J'ai consacré plusieurs articles sur mon blogue (ou cybercarnet) aux emprunts à la langue anglaise et aux problèmes que cela pose. Je vous livre mes conclusions (si cela vous intéresse!) :
- il me paraît impossible d'imposer l'usage de termes français équivalents à des anglicismes dans la sphère privée. Déjà, personne ne peut contrôler les mots utilisés, mais en plus cela serait complètement contre-productif, cela énerverait, moi en premier lieu.

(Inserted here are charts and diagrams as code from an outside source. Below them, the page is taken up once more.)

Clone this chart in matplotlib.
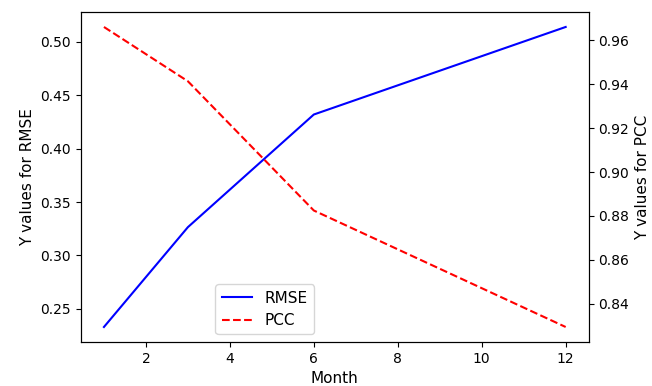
import matplotlib
matplotlib.use('Agg')
import matplotlib.pyplot as plt

months = [1, 3, 6, 12]
rmse = [0.233, 0.3265, 0.432, 0.514]
pcc = [0.966, 0.9413, 0.8825, 0.8295]

fig, ax1 = plt.subplots(figsize=(6.52, 3.86), dpi=100)
fig.subplots_adjust(left=0.124, right=0.903, top=0.969, bottom=0.114)

l1, = ax1.plot(months, rmse, color='blue', linestyle='-', label='RMSE')
ax1.set_xlabel('Month', fontsize=11)
ax1.set_ylabel('Y values for RMSE', fontsize=11)

ax2 = ax1.twinx()
l2, = ax2.plot(months, pcc, color='red', linestyle='--', label='PCC')
ax2.set_ylabel('Y values for PCC', fontsize=11)

ax1.legend(handles=[l1, l2], loc='lower left', bbox_to_anchor=(0.25, 0.0), fontsize=11)

plt.savefig('out.png', dpi=100)
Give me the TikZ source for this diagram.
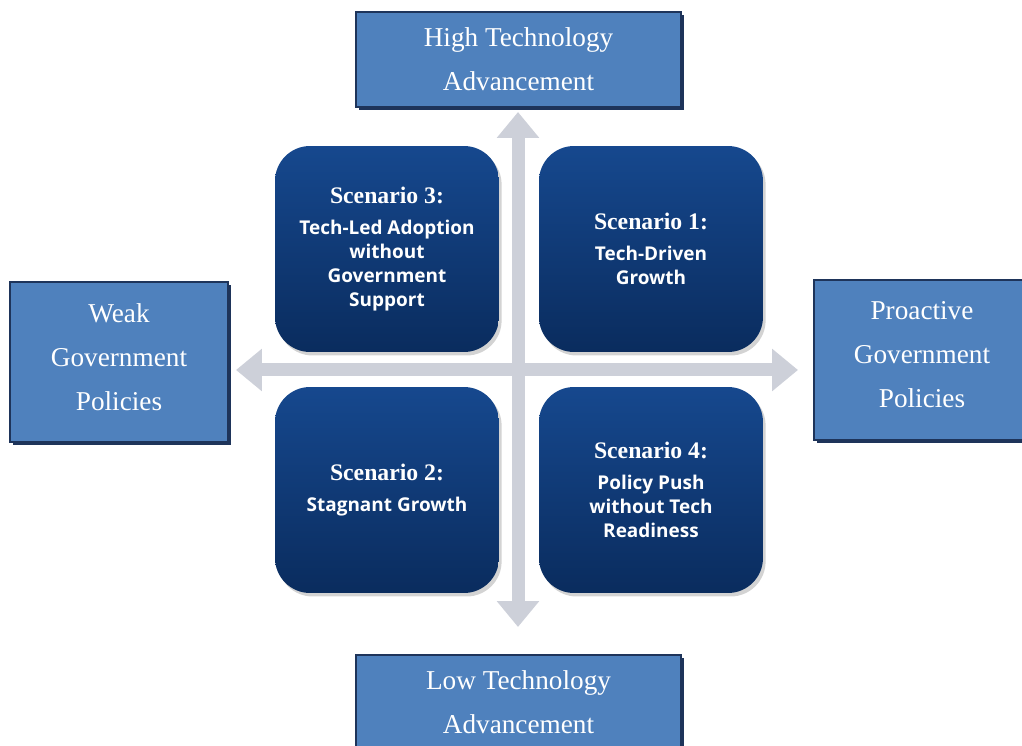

- par contre, il me paraît judicieux d'intervenir dans la sphère publique, seul domaine où la puissance publique peut se permettre d'intervenir. Ainsi, il existe des commissions terminologiques qui proposent des équivalents pour les milliers de mots techniques qui arrivent en français tous les ans (on pourrait dire qu'il faut un dictionnaire pour parler de tous les aspects d'un avion !). Cela concerne donc des termes techniques (que l'on retrouve sur le site franceterme) ainsi que des termes plus courants (sur le wikilf). Ces commissions font un énorme travail sans que l'on soit vraiment au courant. Le problème est qu'elle doivent être super réactives. Air-bag est déjà passé dans le langage courant par exemple, mais on parle bien de direction assistée. Courriel est un mot emblématique qui cache la forêt des emprunts qui ont réussi à être traduit en français avec succès.

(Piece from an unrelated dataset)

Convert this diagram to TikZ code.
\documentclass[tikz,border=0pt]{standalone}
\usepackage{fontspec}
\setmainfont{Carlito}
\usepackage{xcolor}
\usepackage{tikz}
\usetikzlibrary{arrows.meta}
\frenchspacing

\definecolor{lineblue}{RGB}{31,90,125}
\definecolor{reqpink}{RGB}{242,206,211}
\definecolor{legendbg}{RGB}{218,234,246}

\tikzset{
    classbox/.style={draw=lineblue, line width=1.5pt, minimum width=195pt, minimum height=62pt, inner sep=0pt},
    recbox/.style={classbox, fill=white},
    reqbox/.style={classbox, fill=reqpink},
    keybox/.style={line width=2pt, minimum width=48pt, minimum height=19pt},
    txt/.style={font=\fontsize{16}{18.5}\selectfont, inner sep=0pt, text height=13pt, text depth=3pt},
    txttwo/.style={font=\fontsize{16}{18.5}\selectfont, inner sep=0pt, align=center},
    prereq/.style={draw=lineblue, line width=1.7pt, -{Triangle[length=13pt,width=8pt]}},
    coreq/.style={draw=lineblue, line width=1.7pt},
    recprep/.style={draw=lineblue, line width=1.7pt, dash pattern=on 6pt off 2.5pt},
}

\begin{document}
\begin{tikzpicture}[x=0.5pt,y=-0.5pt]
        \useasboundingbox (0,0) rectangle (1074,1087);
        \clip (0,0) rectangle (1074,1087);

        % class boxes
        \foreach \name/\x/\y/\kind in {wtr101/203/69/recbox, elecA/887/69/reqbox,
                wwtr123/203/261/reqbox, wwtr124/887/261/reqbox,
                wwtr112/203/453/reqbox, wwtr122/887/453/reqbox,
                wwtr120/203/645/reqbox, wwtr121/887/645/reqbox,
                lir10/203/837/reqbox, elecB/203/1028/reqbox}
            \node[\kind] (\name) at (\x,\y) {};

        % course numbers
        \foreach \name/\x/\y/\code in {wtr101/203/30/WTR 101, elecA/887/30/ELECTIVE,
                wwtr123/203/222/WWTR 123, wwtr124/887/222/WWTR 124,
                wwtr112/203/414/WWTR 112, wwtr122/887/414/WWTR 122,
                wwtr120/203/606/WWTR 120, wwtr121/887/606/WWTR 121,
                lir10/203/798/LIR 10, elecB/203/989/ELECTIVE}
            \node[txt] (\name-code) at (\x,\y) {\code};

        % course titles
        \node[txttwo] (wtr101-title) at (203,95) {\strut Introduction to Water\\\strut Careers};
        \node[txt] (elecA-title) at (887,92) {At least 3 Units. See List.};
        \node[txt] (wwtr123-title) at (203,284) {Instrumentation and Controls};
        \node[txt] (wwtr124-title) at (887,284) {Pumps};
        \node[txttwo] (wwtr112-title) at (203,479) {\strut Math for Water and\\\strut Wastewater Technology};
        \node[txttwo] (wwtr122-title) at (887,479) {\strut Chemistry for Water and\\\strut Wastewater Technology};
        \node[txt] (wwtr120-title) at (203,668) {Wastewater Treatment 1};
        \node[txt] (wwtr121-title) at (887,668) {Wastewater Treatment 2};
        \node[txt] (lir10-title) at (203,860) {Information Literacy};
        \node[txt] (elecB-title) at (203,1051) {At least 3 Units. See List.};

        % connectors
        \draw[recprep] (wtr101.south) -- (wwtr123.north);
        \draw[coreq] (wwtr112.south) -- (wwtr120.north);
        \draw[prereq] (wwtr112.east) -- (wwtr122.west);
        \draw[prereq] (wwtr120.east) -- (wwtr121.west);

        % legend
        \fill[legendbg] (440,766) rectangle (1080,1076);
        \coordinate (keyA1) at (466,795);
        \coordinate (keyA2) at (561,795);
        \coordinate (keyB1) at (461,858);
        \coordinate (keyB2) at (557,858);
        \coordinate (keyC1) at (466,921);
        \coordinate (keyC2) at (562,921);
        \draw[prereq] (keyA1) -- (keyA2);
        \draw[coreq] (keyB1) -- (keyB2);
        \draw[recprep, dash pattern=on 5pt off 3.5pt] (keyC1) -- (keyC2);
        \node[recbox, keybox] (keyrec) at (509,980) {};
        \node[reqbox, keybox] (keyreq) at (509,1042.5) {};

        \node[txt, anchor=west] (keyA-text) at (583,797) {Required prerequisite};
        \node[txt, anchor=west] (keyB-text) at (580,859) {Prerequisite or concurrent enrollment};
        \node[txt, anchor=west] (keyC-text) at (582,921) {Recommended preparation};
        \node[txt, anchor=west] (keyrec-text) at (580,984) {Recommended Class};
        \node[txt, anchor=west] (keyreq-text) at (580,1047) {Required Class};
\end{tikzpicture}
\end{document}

- par où arrivent les anglicismes ? Ceux qui diffusent le plus largement les nouveaux mots sont les journalistes et autres présentateurs télé, de par leur audience. Ainsi, France Inter s'efforce, par l'intermédiaire de son médiateur, d'écouter les doléances (rapport aux anglicismes) des auditeurs et d'en tenir compte. Le journal Le Monde fait de même et est un modèle d'utilisation de la langue française. Par contre, pour avoir essayé d'en toucher un mot à Libération, je peux vous dire qu'ils n'en ont pas grand chose à faire. J'avais vu également sur Le Point le titre d'article "best-of de la playlist de la semaine". Je leur avais demandé pourquoi pas un "best-of de la playlist de la week"... (sans réponse bien sûr !)

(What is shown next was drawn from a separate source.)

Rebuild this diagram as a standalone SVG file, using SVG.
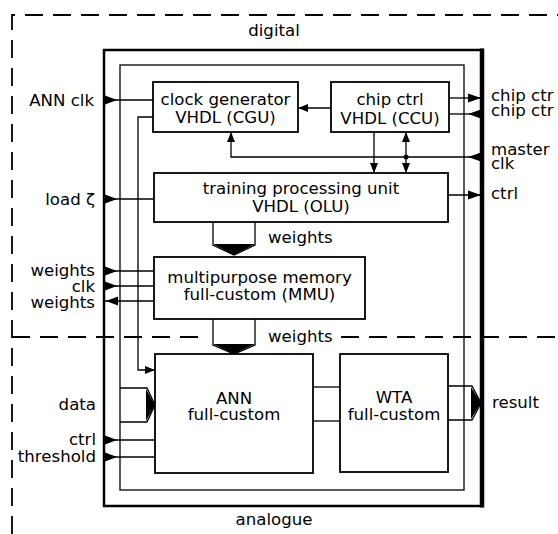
<svg xmlns="http://www.w3.org/2000/svg" width="558" height="534" viewBox="0 0 558 534">
<defs>
<style>
text{font-family:"DejaVu Sans","Liberation Sans",sans-serif;font-size:16.6px;fill:#000}
.c{text-anchor:middle}
.r{text-anchor:end}
.box{fill:#fff;stroke:#000;stroke-width:1.8}
.ln{fill:none;stroke:#000;stroke-width:1.3}
.dash{fill:none;stroke:#000;stroke-width:1.8;stroke-dasharray:18 10}
.pin{fill:#000;stroke:none}
.a{marker-end:url(#arr)}
</style>
<marker id="arr" viewBox="0 0 10 8" refX="10" refY="4" markerWidth="10" markerHeight="8" markerUnits="userSpaceOnUse" orient="auto-start-reverse">
<path d="M0,0 L10,4 L0,8 z" fill="#000"/>
</marker>
</defs>
<rect width="558" height="534" fill="#fff"/>

<g id="regions">
<path class="dash" d="M12,534 V15 H558"/>
<path class="dash" d="M12,337 H205"/>
<path class="dash" d="M341,337 H558"/>
<text class="c" x="274" y="36">digital</text>
<text class="c" x="274" y="525">analogue</text>
</g>

<g id="chip">
<rect x="104" y="50" width="378" height="456" fill="none" stroke="#000" stroke-width="2.5"/>
<line x1="482" y1="48.5" x2="482" y2="507.5" stroke="#000" stroke-width="4.5"/>
<rect x="120" y="65" width="344" height="425" class="ln"/>
</g>

<g id="connectors">
<!-- ANN clk -->
<line class="ln" x1="105" y1="100" x2="153" y2="100"/>
<polygon class="pin" points="105,95.5 105,104.5 117,100"/>
<!-- CGU to ANN clock -->
<polyline class="ln a" points="153,117 138,117 138,370 155,370"/>
<!-- CCU to CGU -->
<line class="ln a" x1="331" y1="108" x2="298" y2="108"/>
<!-- chip ctr out / in -->
<line class="ln" x1="449" y1="98" x2="481" y2="98"/>
<polygon class="pin" points="468,93.5 468,102.5 481,98"/>
<line class="ln" x1="449" y1="114" x2="481" y2="114"/>
<polygon class="pin" points="481,109.5 481,118.5 468,114"/>
<!-- master clk -->
<polyline class="ln a" points="481,157 231,157 231,132"/>
<polygon class="pin" points="481,152.5 481,161.5 468,157"/>
<line class="ln a" x1="374" y1="132" x2="374" y2="173"/>
<line class="ln a" x1="406" y1="132" x2="406" y2="173" marker-start="url(#arr)"/>
<circle cx="406" cy="157" r="2.5" fill="#000"/>
<!-- load zeta -->
<line class="ln" x1="105" y1="199" x2="154" y2="199"/>
<polygon class="pin" points="105,194.5 105,203.5 117,199"/>
<!-- ctrl out -->
<line class="ln" x1="448" y1="195" x2="481" y2="195"/>
<polygon class="pin" points="468,190.5 468,199.5 481,195"/>
<!-- weights bus OLU->MMU -->
<polyline class="ln" points="213,222 213,245 234,255 255,245 255,222"/>
<polygon class="pin" points="213,244 255,244 234,255"/>
<!-- MMU pins -->
<line class="ln" x1="105" y1="271" x2="154" y2="271"/>
<polygon class="pin" points="105,266.5 105,275.5 117,271"/>
<line class="ln" x1="105" y1="286" x2="154" y2="286"/>
<polygon class="pin" points="105,281.5 105,290.5 117,286"/>
<line class="ln" x1="105" y1="301" x2="154" y2="301"/>
<polygon class="pin" points="106,301 118,296.5 118,305.5"/>
<!-- weights bus MMU->ANN -->
<polyline class="ln" points="213,319 213,345 234,354 255,345 255,319"/>
<polygon class="pin" points="213,344 255,344 234,354"/>
<!-- data bus -->
<polyline class="ln" points="120,388 147,388 155,405 147,422 120,422"/>
<polygon class="pin" points="146,389 155,405 146,421"/>
<!-- ctrl / threshold -->
<line class="ln" x1="105" y1="440" x2="155" y2="440"/>
<polygon class="pin" points="105,435.5 105,444.5 117,440"/>
<line class="ln" x1="105" y1="457" x2="155" y2="457"/>
<polygon class="pin" points="105,452.5 105,461.5 117,457"/>
<!-- ANN - WTA -->
<line class="ln" x1="313" y1="387" x2="340" y2="387"/>
<line class="ln" x1="313" y1="421" x2="340" y2="421"/>
<!-- result bus -->
<polyline class="ln" points="448,386 472,386 481,403 472,420 448,420"/>
<polygon class="pin" points="471,387 481,403 471,419"/>
</g>

<g id="CGU">
<rect class="box" x="153" y="82" width="145" height="50"/>
<text class="c" x="225.5" y="105">clock generator</text>
<text class="c" x="225.5" y="123">VHDL (CGU)</text>
</g>
<g id="CCU">
<rect class="box" x="331" y="82" width="118" height="50"/>
<text class="c" x="390" y="105">chip ctrl</text>
<text class="c" x="390" y="124">VHDL (CCU)</text>
</g>
<g id="OLU">
<rect class="box" x="154" y="173" width="294" height="49"/>
<text class="c" x="301" y="194">training processing unit</text>
<text class="c" x="301" y="212">VHDL (OLU)</text>
</g>
<g id="MMU">
<rect class="box" x="154" y="257" width="211" height="62"/>
<text class="c" x="259.5" y="283">multipurpose memory</text>
<text class="c" x="259.5" y="300">full-custom (MMU)</text>
</g>
<g id="ANN">
<rect class="box" x="155" y="354" width="158" height="119"/>
<text class="c" x="234" y="404">ANN</text>
<text class="c" x="234" y="420">full-custom</text>
</g>
<g id="WTA">
<rect class="box" x="340" y="354" width="108" height="118"/>
<text class="c" x="394" y="403">WTA</text>
<text class="c" x="394" y="420">full-custom</text>
</g>

<g id="labels">
<text x="268" y="243">weights</text>
<text x="268" y="342">weights</text>
<text class="r" x="94" y="106">ANN clk</text>
<text class="r" x="95" y="205">load ζ</text>
<text class="r" x="95" y="276">weights</text>
<text class="r" x="95" y="292">clk</text>
<text class="r" x="95" y="308">weights</text>
<text class="r" x="96" y="410">data</text>
<text class="r" x="96" y="445">ctrl</text>
<text class="r" x="96" y="462">threshold</text>
<text x="491" y="101">chip ctr</text>
<text x="491" y="116">chip ctr</text>
<text x="491" y="155">master</text>
<text x="491" y="169">clk</text>
<text x="491" y="199">ctrl</text>
<text x="492" y="408">result</text>
</g>
</svg>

Ces personnes proposent donc un modèle d'usage du français que les auditeurs reprennent naturellement. On a parlé des euro-bonds, puis certains l'ont traduit par euro-obligations. Je trouve cela plus compréhensible. Il s'agit donc de voir que ces personnes ont une mission de service public et de le leur rappeler gentiment. Le BO propose des équivalents, il s'agit pour eux d'apprendre à les utiliser ou à tout le moins d'écouter les propositions de leurs lecteurs / auditeurs et d'en tenir compte. Dans un premier temps, il faut se forcer pour ne pas utiliser l'anglicisme qui nous vient à l'esprit, c'est un effort contraignant ; ce n'est donc pas le travail des individus, mais de ceux dont le métier est d'utiliser le français à l'usage du plus grand nombre. Si une dizaine de journalistes largement écoutés utilisent ce mot, il sera vite repris car on ne fera plus le lien avec le mot anglais au bout d'un moment. C'est déjà ce qui se passe avec de nombreux mots mais cela nous paraît naturel car nous n'en avons pas conscience.
Voilà pour ma réponse plus longue que je ne l'aurais cru, j'espère qu'elle pourra alimenter la réflexion et le débat.